それでいて、どれもが燐音というキャラクターを崩壊させることなく演じきっているのだから驚愕する他なく、演技の幅の広さと確かな力量を感じました。
最後に、1番好きなヒロインは咲耶です。
軽口を叩き合え、ノリもよく友達感覚で付き合えるような子で、一緒にいても気疲れしないような空気感が魅力的。
加えて、女子力も高く本当にいい女だと思いますし、少々頭が足りていないところも愛嬌があって堪りません。
嫁にするという意味で一番イメージしやすいヒロインで、一途に尽くしてくれそうなひたむきな愛を感じられます。
また、明確な目標があれば頑張れる子というのも好感度が高く、そんな努力がとても眩しい。
ダメ出しといえば、あまり巨乳は好みではないので、その豊満なバストを少しくらい燐音ちゃんにでも分け与えてやれば…おっと、これ以上は。

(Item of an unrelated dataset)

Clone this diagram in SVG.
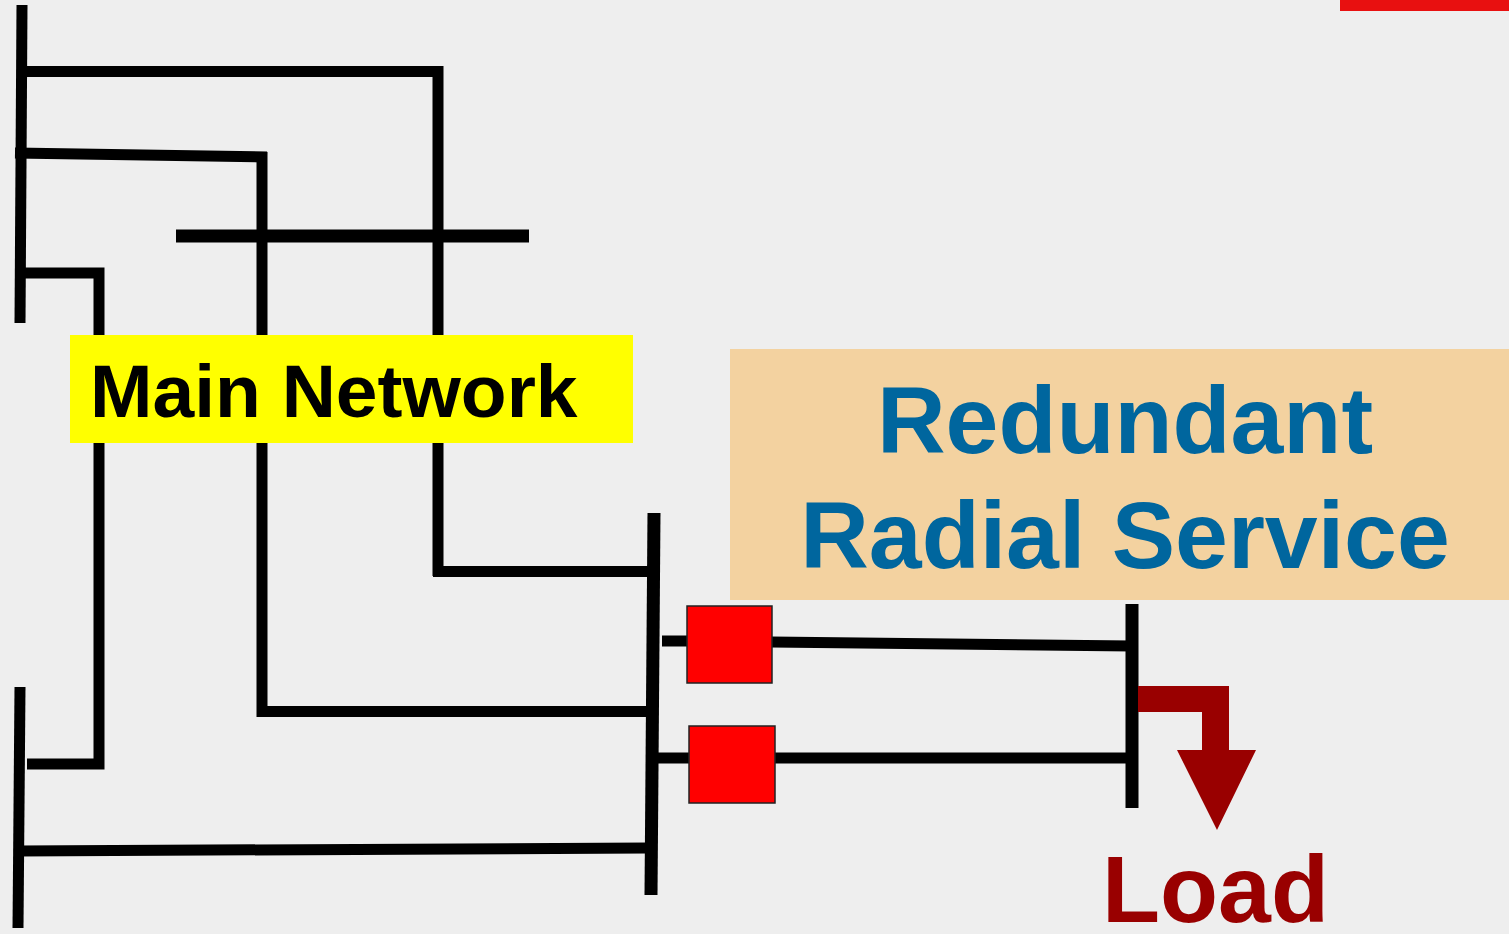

また、1番好きなシナリオは棗先輩ルートです(咲耶√は前述したように致命的な欠陥がありましたので)。
お互いに、友情の「好き」と恋愛の「好き」の違いが分からないと弁明した上で、一緒になって結論を探っていくという在り方が、何とも“恋人との共同作業”らしさを醸し出しており、初々しい味がありました。
本人達は自覚してないのですが、傍から見れば立派な恋人同士。
“恋”という感情が分からないからといって、互いに互いを拒絶しなかったのも宜しい。
主人公から先輩の方へ与える一方だった関係から、しかし甘えているばかりではいけないと一念発起して見事に自己変革を果たす変わり様も、彼女の愛情や母性が垣間見えてきて微笑ましかったです。
上述したような問題点の影響を比較的受けなかったシナリオでもあって、安心して話を楽しみ、先輩に萌えることが出来ました。
◆総括
主人公が話を切り出し、男衆が同調し、咲耶が乗っかり、ちまちが茶化し、燐音がツッコミを入れつつ、棗先輩が的外れなことを言って、最後に皆で「あははー」と笑う。
「一緒にいたいから、一緒にいる」
残念な彼らの、だけどどこまでも輝かしい青春事情。
細かいことは良いんです。
ただただ楽しくありたい、そんな真っ直ぐな思いが今作の絶対的な魅力です。
個人的には、残念ながら発売前の期待値(ちなみに点数化すると84点くらい)には届かなかったものの、プレイして素直に楽しいと思えた作品でした。